If you could only share one piece of advice Stan gave you with an aspiring writer, what would it be?
LL and RS: Focus on the characters. They are the heart of the story, not the spectacle. If an audience is invested in a character and root for them, they will follow that character into any strange and wonderful world you dream up. If the character is not compelling, then all the bells and whistles in the world won’t matter.
Congrats! You now have a superpower. What is it and how did you get it?
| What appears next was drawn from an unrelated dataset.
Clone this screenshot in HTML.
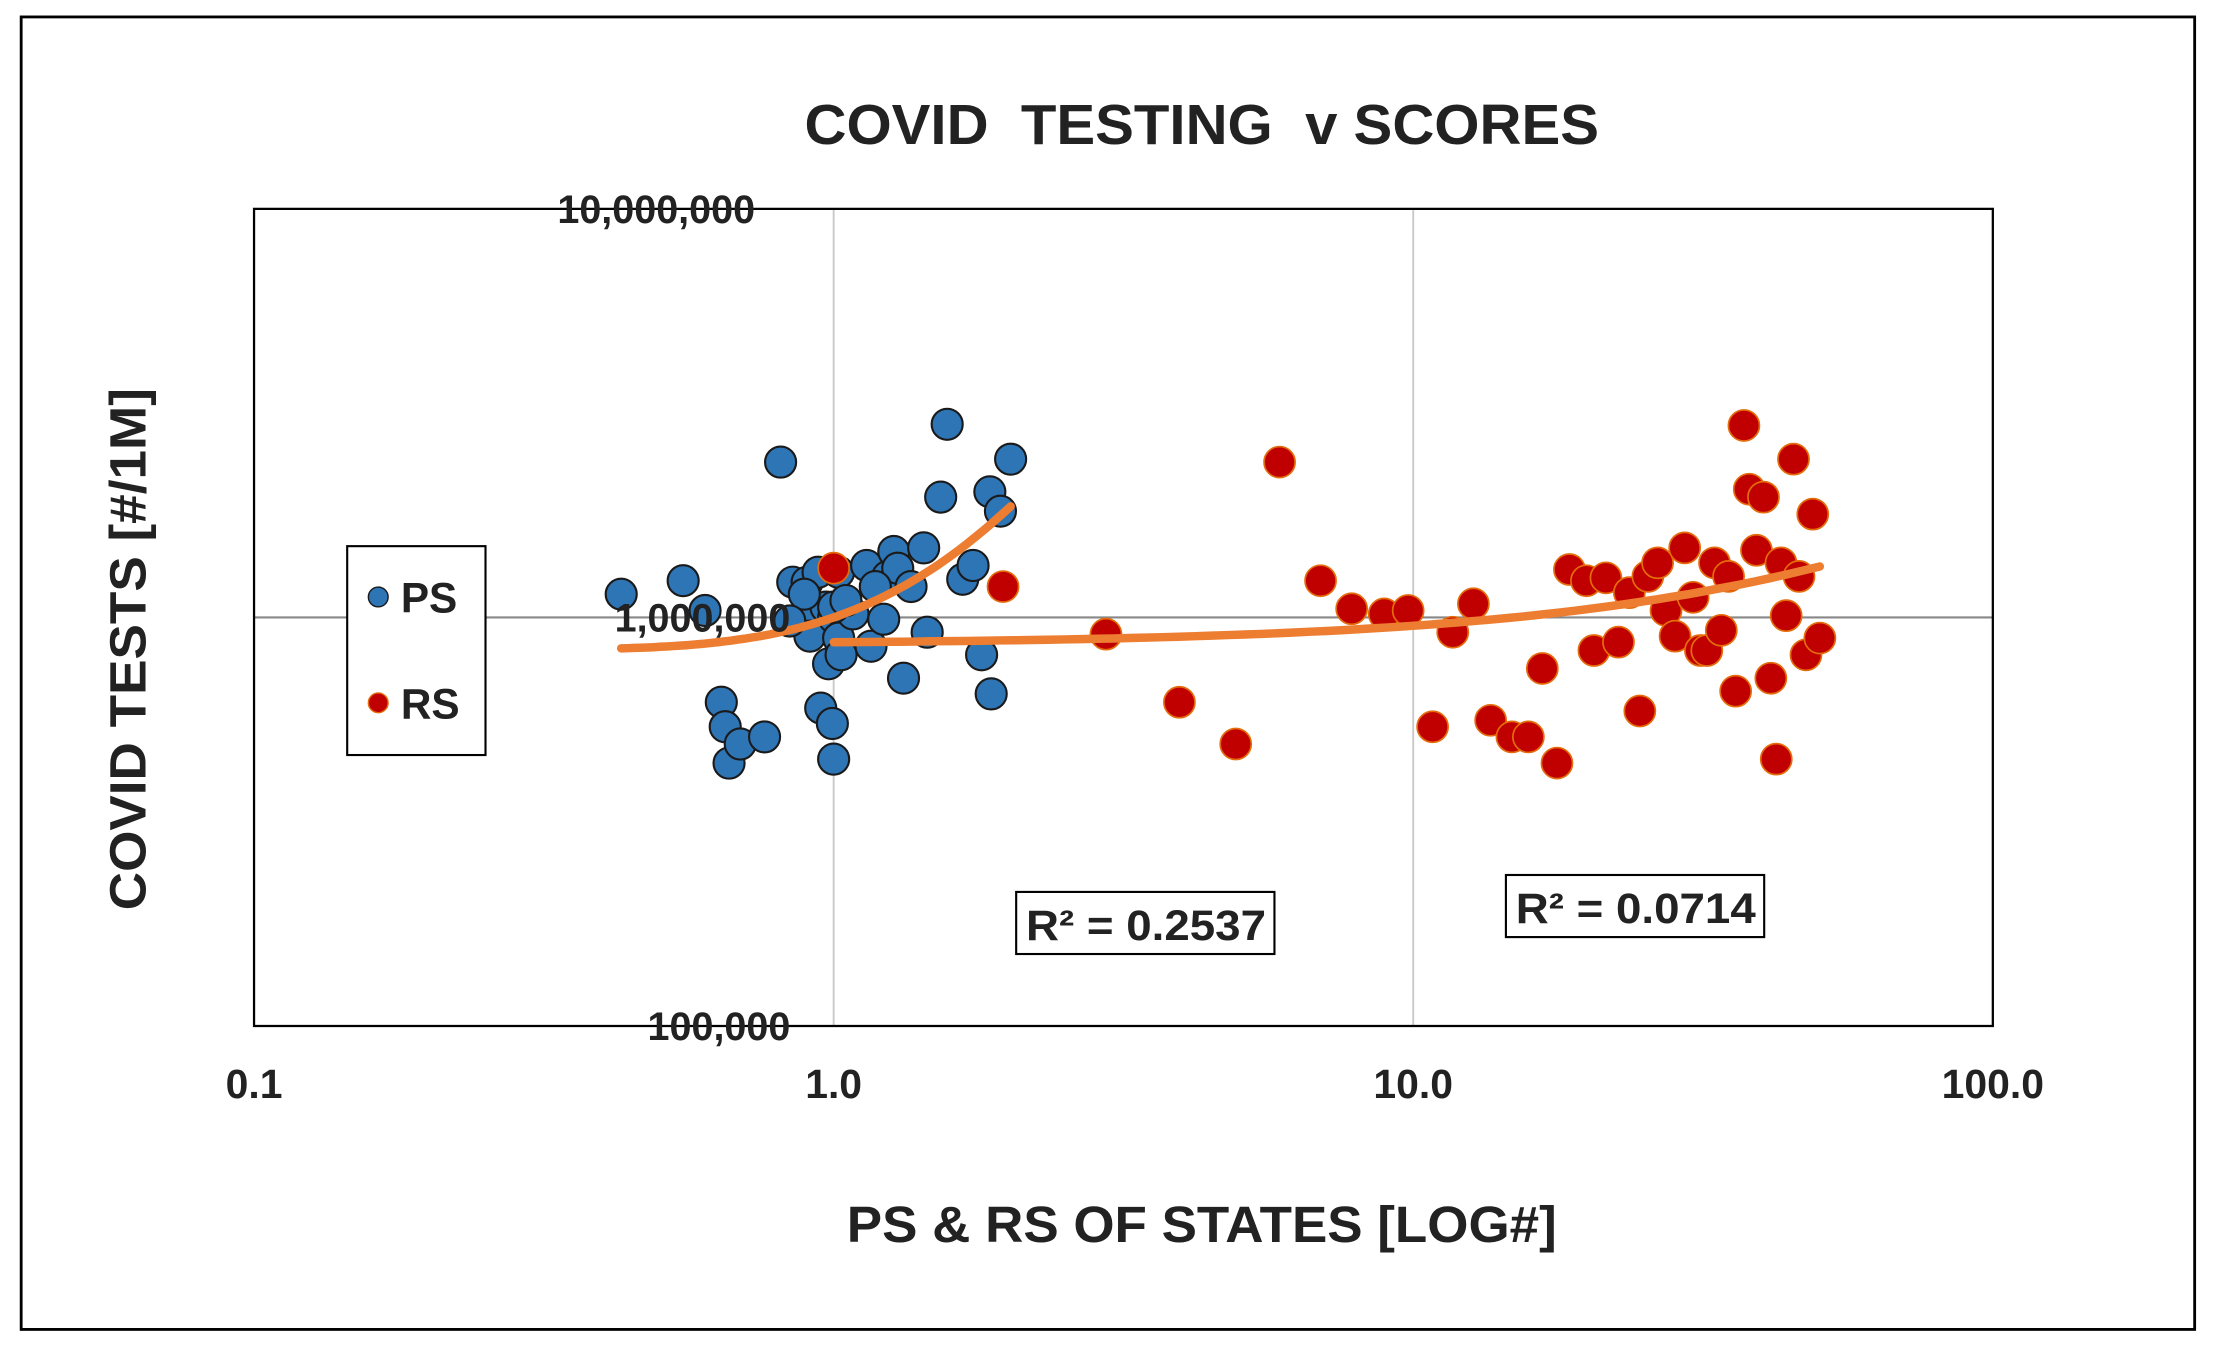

RS: Ah!!! Powers!?! I’m like many of Stan’s characters. I would try and figure out how to get rid of the powers as soon as possible and return to my ol’ routine. I’m more Ben Grimm than Spider-Man! On the positive side, once I have the powers I probably get to hang with scientists who can use their skills and meta-ray devices to fix me up – and hanging with scientists is a big perk of getting superpowers. That said, to answer your question: Dog Telepathy. I own an Aussie. I want (need!) to know what he’s trying to tell me when he decides to pull the soles out of my sneakers every day.
LL: If I could put time in a bottle, the first thing that I’d like to do… well, there are so many things I would do if I could play with time itself, to stretch a good moment into a lifetime or freeze everything before a bad event can happen and change the course of events. Of course, I’d get these powers by getting bitten by a radioactive watch! Or maybe a gamma explosion while experimenting on a time machine, or I’m flying into space with my family and we all get hit with cosmic rays…
Did Stan ever give you a Bullpen nickname? If so, tell us! If not, what name do you think he would have given you?
LL: He called me Lionhearted Luke. That one I’m keeping.
RS: Can’t say that he ever gave me a nickname. A few days after Luke invited me to start working with him and Stan on this project, I saw Stan at an event. I was a little shy to approach him alone. He said to me, “I know you! You are Luke’s and my newest collaborator! Don’t be so shy!” So, I’d hope he’d call me Silent but Deadly Silbert.